Dusk is a Layer-1 blockchain built with a specific problem in mind: how to support regulated financial activity on public infrastructure without sacrificing privacy or auditability. Instead of targeting open, retail-driven DeFi from the start, the network is designed around institutional requirements such as deterministic settlement, confidential transactions, and compliance enforcement at the protocol level. This focus shapes both its technical architecture and its adoption trajectory.
At the foundation, Dusk separates settlement, execution, and privacy rather than treating them as a single monolithic system. The base layer is responsible for consensus, finality, and data availability, using a Proof-of-Stake mechanism called Succinct Attestation. The emphasis here is on fast and predictable finality rather than probabilistic confirmation, which is more aligned with how traditional financial systems operate. For regulated assets, where settlement certainty matters more than raw throughput, this design choice reduces ambiguity and operational risk.
On top of the settlement layer, Dusk provides an EVM-compatible execution environment. This allows developers to write smart contracts using familiar Ethereum tooling while still operating within Dusk’s privacy-aware framework. The decision to maintain EVM compatibility lowers the barrier to entry for developers but does not remove the need to think carefully about compliance logic, since applications are expected to enforce access control, eligibility rules, and disclosure requirements directly within contract design.

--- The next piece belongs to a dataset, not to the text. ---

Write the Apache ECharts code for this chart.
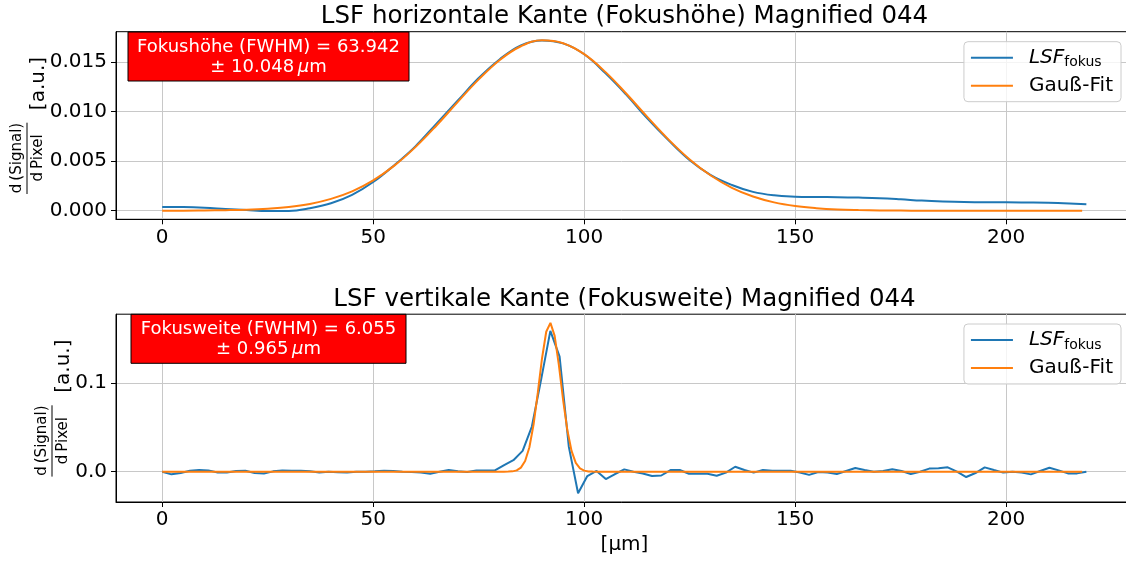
<!DOCTYPE html>
<html>
<head>
<meta charset="utf-8">
<script src="https://cdn.jsdelivr.net/npm/echarts@6/dist/echarts.min.js"></script>
<style>
html, body { margin: 0; padding: 0; background: #fff; overflow: hidden; }
#c { width: 1126px; height: 563px; }
</style>
</head>
<body>
<div id="c"></div>
<script>
// ---- axis ticks ----
const xTicks = [0, 50, 100, 150, 200];
const topYTicks = [0, 0.005, 0.010, 0.015];
const botYTicks = [0, 0.1];

// ---- horizontal edge (Fokushöhe): LSF and Gaussian fit, positions in µm ----
const hX = [0, 5, 10, 15, 20, 25, 30, 35, 40, 45, 50, 55, 60, 65, 70, 75, 80, 85, 90, 95,
  100, 105, 110, 115, 120, 125, 130, 135, 140, 145, 150, 155, 160, 165, 170, 175, 180, 185,
  190, 195, 200, 205, 210, 215, 219];
const hLsf = [0.00037, 0.00036, 0.00030, 0.00018, 0.00007, -0.00002, -0.00002, 0.00025, 0.00075, 0.0016,
  0.0029, 0.0046, 0.0065, 0.0088, 0.0111, 0.0134, 0.0153, 0.0167, 0.0172, 0.0169,
  0.0158, 0.0139, 0.0117, 0.0093, 0.0071, 0.0051, 0.0036, 0.0026, 0.0019, 0.00155,
  0.00142, 0.00138, 0.00136, 0.00132, 0.00126, 0.00115, 0.00102, 0.00093,
  0.00087, 0.00085, 0.00085, 0.00083, 0.00080, 0.00073, 0.00065];
const hFitX = [0, 5, 10, 15, 20, 25, 30, 35, 40, 45, 50, 55, 60, 65, 70, 75, 80, 85, 90, 95,
  100, 105, 110, 115, 120, 125, 130, 135, 140, 145, 150, 155, 160, 165, 170, 175, 180, 190,
  200, 210, 218];
const hFit = [0, 0, 0.00002, 0.00005, 0.0001, 0.0002, 0.00037, 0.00068, 0.00119, 0.00195,
  0.00306, 0.00455, 0.00642, 0.00861, 0.01097, 0.01326, 0.01523, 0.01661, 0.01721, 0.01692,
  0.01581, 0.01402, 0.01181, 0.00945, 0.00718, 0.00518, 0.00355, 0.00231, 0.00143, 0.00084,
  0.00047, 0.00025, 0.00012, 0.00006, 0.00003, 0.00001, 0, 0, 0, 0, 0];

// ---- vertical edge (Fokusweite): LSF sampled every vStep µm, Gaussian fit ----
const vStep = 2.19;
const vLsf = [0, -0.003, -0.0015, 0.001, 0.0019, 0.0015, -0.001, -0.001, 0.0008, 0.001,
  -0.0015, -0.002, 0.0004, 0.0015, 0.001, 0.001, 0.0005, -0.0008, 0, -0.0005,
  -0.001, 0, 0, 0.0004, 0.001, 0.0008, 0, -0.0004, -0.0008, -0.0024,
  0, 0.0019, 0.0005, -0.0004, 0.0015, 0.0015, 0.0015, 0.0075, 0.013, 0.0235,
  0.051, 0.104, 0.159, 0.130, 0.028, -0.0244, -0.0049, 0.0008, -0.0083, -0.0026,
  0.0026, 0, -0.002, -0.0049, -0.0043, 0.0019, 0.0019, -0.0023, -0.0023, -0.0023,
  -0.0045, -0.001, 0.0056, 0.0019, -0.001, 0.0019, 0.001, 0.0011, 0.0011, -0.001,
  -0.0036, -0.0004, -0.001, -0.0026, 0.0008, 0.0042, 0.002, 0, 0.0008, 0.0028,
  0.0008, -0.0026, 0, 0.0035, 0.004, 0.0049, 0, -0.006, -0.0015, 0.0049,
  0.0019, -0.001, 0, -0.001, -0.003, 0.0008, 0.0045, 0.0015, -0.0019, -0.0019, 0];
const vFitX = [0, 80, 81, 82, 83, 84, 85, 86, 87, 88, 89, 90, 91, 92, 93, 94, 95, 96, 97, 98,
  99, 100, 101, 102, 103, 218];
const vFit = [0, 0, 0.00002, 0.0001, 0.0004, 0.0015, 0.0046, 0.0120, 0.0273, 0.0532,
  0.0889, 0.1278, 0.1580, 0.1680, 0.1533, 0.1203, 0.0812, 0.0470, 0.0235, 0.0100,
  0.0037, 0.0012, 0.0003, 0.0001, 0, 0];

// ---- annotation values ----
const topTitle = 'LSF horizontale Kante (Fokushöhe) Magnified 044';
const botTitle = 'LSF vertikale Kante (Fokusweite) Magnified 044';
const topFwhm = { label: 'Fokushöhe', value: '63.942', err: '10.048' };
const botFwhm = { label: 'Fokusweite', value: '6.055', err: '0.965' };

const FONT = 'DejaVu Sans';
const BLUE = '#1f77b4';
const ORANGE = '#ff7f0e';
const GRIDC = '#c8c8c8';

const pairs = (xs, ys) => xs.map((x, i) => [x, ys[i]]);
const vX = vLsf.map((_, i) => +(i * vStep).toFixed(3));

// plot areas (the right spine lies just past the canvas edge)
const gridTop = { left: 116, right: -7, top: 31.7, height: 187.6 };
const gridBot = { left: 116, right: -7, top: 314.2, height: 187.8 };
const AXIS_CENTER = 624.5;

function xAxisCfg(gridIndex, name) {
  return {
    type: 'value', gridIndex, min: -10.95, max: 230.05,
    axisLine: { show: true, onZero: false, lineStyle: { color: '#000', width: 1 } },
    axisTick: { show: true, length: 5, customValues: xTicks, lineStyle: { color: '#000', width: 1 } },
    axisLabel: { customValues: xTicks, margin: 8, fontSize: 20, color: '#000', fontFamily: FONT,
      formatter: v => String(v) },
    splitLine: { show: true, lineStyle: { color: GRIDC, width: 1 } },
    name: name, nameLocation: 'middle', nameGap: 33,
    nameTextStyle: { fontSize: 20, color: '#000', fontFamily: FONT }
  };
}
function yAxisCfg(gridIndex, min, max, ticks, digits) {
  return {
    type: 'value', gridIndex, min, max,
    axisLine: { show: true, onZero: false, lineStyle: { color: '#000', width: 1 } },
    axisTick: { show: true, length: 5, customValues: ticks, lineStyle: { color: '#000', width: 1 } },
    axisLabel: { customValues: ticks, margin: 9, fontSize: 20, color: '#000', fontFamily: FONT,
      formatter: v => v.toFixed(digits) },
    splitLine: { show: true, lineStyle: { color: GRIDC, width: 1 } }
  };
}
function legendCfg(top) {
  return {
    orient: 'vertical', right: 5, top: top,
    data: ['LSF', 'Gauß-Fit'],
    icon: 'rect',
    itemWidth: 42, itemHeight: 2, itemGap: 6,
    padding: [6, 8, 6, 7],
    backgroundColor: 'rgba(255,255,255,0.8)',
    borderColor: '#cccccc', borderWidth: 1, borderRadius: 4,
    selectedMode: false,
    formatter: n => n === 'LSF' ? '{i|LSF}{s|fokus}' : '{t|' + n + '}',
    textStyle: {
      padding: [0, 0, 0, 11],
      rich: {
        i: { fontSize: 20, fontStyle: 'italic', fontFamily: FONT, color: '#000', lineHeight: 24, verticalAlign: 'middle' },
        s: { fontSize: 14, fontFamily: FONT, color: '#000', lineHeight: 14, verticalAlign: 'bottom' },
        t: { fontSize: 20, fontFamily: FONT, color: '#000', lineHeight: 24 }
      }
    }
  };
}
function lineSeries(name, xi, data, color, smooth, z) {
  return {
    type: 'line', name, xAxisIndex: xi, yAxisIndex: xi, data,
    symbol: 'none', smooth, z,
    lineStyle: { color, width: 2 }, itemStyle: { color },
    emphasis: { disabled: true }
  };
}
// rotated y-axis label: fraction d(Signal)/dPixel followed by [a.u.]
function yLabel(cx, cy) {
  const txt = (s, x, y, size) => ({
    type: 'text', x, y,
    style: { text: s, font: size + 'px "' + FONT + '"', fill: '#000', align: 'center', verticalAlign: 'middle' }
  });
  return {
    type: 'group', x: cx, y: cy, rotation: Math.PI / 2, silent: true,
    children: [
      txt('d\u2009(Signal)', -32.5, 17.5, 15),
      { type: 'line', shape: { x1: -68.5, y1: 27, x2: 2.8, y2: 27 }, style: { stroke: '#000', lineWidth: 1 } },
      txt('d\u2009Pixel', -32.5, 38.5, 15),
      txt('[a.u.]', 42, 38.5, 20)
    ]
  };
}
// red info box with FWHM text
function fwhmBox(x, y, w, h, info) {
  return {
    type: 'group', silent: true,
    children: [
      { type: 'rect', shape: { x, y, width: w, height: h }, style: { fill: '#ff0000', stroke: '#000', lineWidth: 1 }, z: 10 },
      { type: 'text', x: x + w / 2, y: y + h / 2 + 0.5, z: 11,
        style: {
          text: '{n|' + info.label + ' (FWHM) = ' + info.value + '}\n{n|± ' + info.err + '\u2009}{m|μ}{n|m}',
          align: 'center', verticalAlign: 'middle',
          rich: {
            n: { fontSize: 18, fontFamily: FONT, fill: '#fff', lineHeight: 20 },
            m: { fontSize: 18, fontFamily: FONT, fontStyle: 'italic', fill: '#fff', lineHeight: 20 }
          }
        } }
    ]
  };
}

const gridBase = { show: true, borderColor: '#000', borderWidth: 1, backgroundColor: 'transparent',
  containLabel: false, outerBoundsMode: 'none' };

const chart = echarts.init(document.getElementById('c'), null, { renderer: 'canvas' });
chart.setOption({
  animation: false,
  backgroundColor: '#fff',
  title: [
    { text: topTitle, left: AXIS_CENTER, textAlign: 'center', top: 4, padding: 0,
      textStyle: { fontSize: 24.5, fontWeight: 'normal', color: '#000', fontFamily: FONT } },
    { text: botTitle, left: AXIS_CENTER, textAlign: 'center', top: 287, padding: 0,
      textStyle: { fontSize: 24.5, fontWeight: 'normal', color: '#000', fontFamily: FONT } }
  ],
  grid: [
    Object.assign({}, gridBase, gridTop),
    Object.assign({}, gridBase, gridBot)
  ],
  xAxis: [xAxisCfg(0, ''), xAxisCfg(1, '[µm]')],
  yAxis: [
    yAxisCfg(0, -0.00087, 0.01808, topYTicks, 3),
    yAxisCfg(1, -0.0342, 0.1778, botYTicks, 1)
  ],
  legend: [legendCfg(41.7), legendCfg(324)],
  series: [
    lineSeries('LSF', 0, pairs(hX, hLsf), BLUE, 0.4, 2),
    lineSeries('Gauß-Fit', 0, pairs(hFitX, hFit), ORANGE, 0.4, 3),
    lineSeries('LSF', 1, pairs(vX, vLsf), BLUE, false, 2),
    lineSeries('Gauß-Fit', 1, pairs(vFitX, vFit), ORANGE, false, 3)
  ],
  graphic: [
    yLabel(0, 125.5),
    yLabel(25, 408.1),
    fwhmBox(128, 32, 281, 49, topFwhm),
    fwhmBox(131, 314.3, 275, 49, botFwhm)
  ]
});
</script>
</body>
</html>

Privacy is not treated as an optional feature. Dusk integrates zero-knowledge proofs directly into its transaction model, allowing transaction details such as balances and amounts to remain confidential while still being verifiable by the network. At the same time, selective disclosure mechanisms allow authorized parties, such as regulators or auditors, to access required information. This balance between confidentiality and auditability is central to Dusk’s positioning and reflects an attempt to align blockchain behavior with regulatory expectations rather than working around them.
Adoption signals on Dusk reflect this institutional orientation. Network activity has grown through testnets, pilots, and controlled deployments rather than rapid user expansion. The focus has been on demonstrating that regulated financial workflows, including tokenized securities and compliant settlement, can function reliably on-chain. While this results in slower visible growth compared to open DeFi ecosystems, it is consistent with the longer timelines and risk assessments typical of regulated markets.
Developer activity follows a similar pattern. The ecosystem is smaller and more specialized, with most development centered on financial primitives, infrastructure, and compliance-aware smart contracts. EVM compatibility attracts developers with Ethereum experience, but building on Dusk requires additional expertise in privacy and regulatory logic. As a result, experimentation tends to be more deliberate and less driven by composability or rapid iteration.
From an economic perspective, the DUSK token is designed to support network security and operations rather than speculative incentives. It is used for staking, transaction fees, and validator rewards, with an emphasis on long-term stability. The economic model avoids aggressive inflation or yield structures, reflecting the assumption that institutional usage will be driven by functional value rather than short-term returns.
Dusk also faces clear challenges. Regulated adoption is slow by nature, and integrating blockchain infrastructure into existing legal frameworks is complex. The network’s narrow focus limits application diversity and makes comparisons with general-purpose chains less favorable in terms of user metrics. Competition in the real-world asset and institutional blockchain space is increasing, and developer onboarding remains more demanding than in permissionless environments.
Looking forward, Dusk’s trajectory depends on whether regulated finance increasingly adopts public blockchain infrastructure for issuance, settlement, and lifecycle management of assets. If that shift continues, Dusk’s early design choices around privacy, compliance, and modularity could prove structurally sound. Progress is likely to remain incremental, measured in partnerships and production deployments rather than rapid network growth. From a technical standpoint, Dusk represents a focused attempt to adapt blockchain systems to the constraints of regulated finance, prioritizing correctness and control over scale and experimentation.